On 7th March 1967, in Quang Dien District, Major Badcoe led a company in an attack over open terrain to assault and capture a heavily defended enemy position. In the face of certain death and heavy losses his personal courage and leadership turned certain defeat into victory and prevented the enemy from capturing District Headquarters.
On 7th April 1967, in Huong Tra District, Major Badcoe was with a South Vietnamese company which came under heavy small arms fire and withdrew to a cemetery for cover. This left Major Badcoe and his radio operator about 50 metres in front of the leading elements, under heavy mortar fire. Seeing this withdrawal, Major Badcoe ran back to them, moved amongst them and by encouragement and example got them moving forward again. He then set out in front of the company to lead them on and when getting up to throw a grenade he was hit and killed by a burst of machine gun fire.

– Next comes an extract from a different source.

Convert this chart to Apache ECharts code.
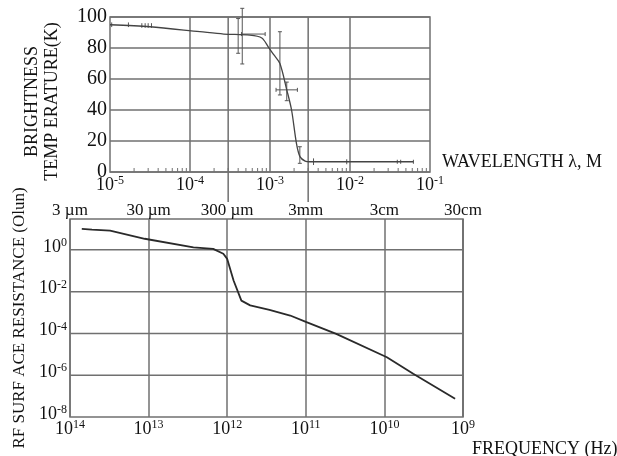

"Major Badcoe's conspicuous gallantry and leadership on all these occasions was an inspiration to all, each action, ultimately, was successful, due entirely to his efforts, the final one ending in his death. His valour and leadership were in the best traditions of the military profession and the Australian Regular Army".
(London Gazette: 13 October 1967; Supplement, 17 October 1967).
Peter John Badcoe was born in Adelaide on 11 January 1934. He was buried at the Terendak Cemetery, Malaysia.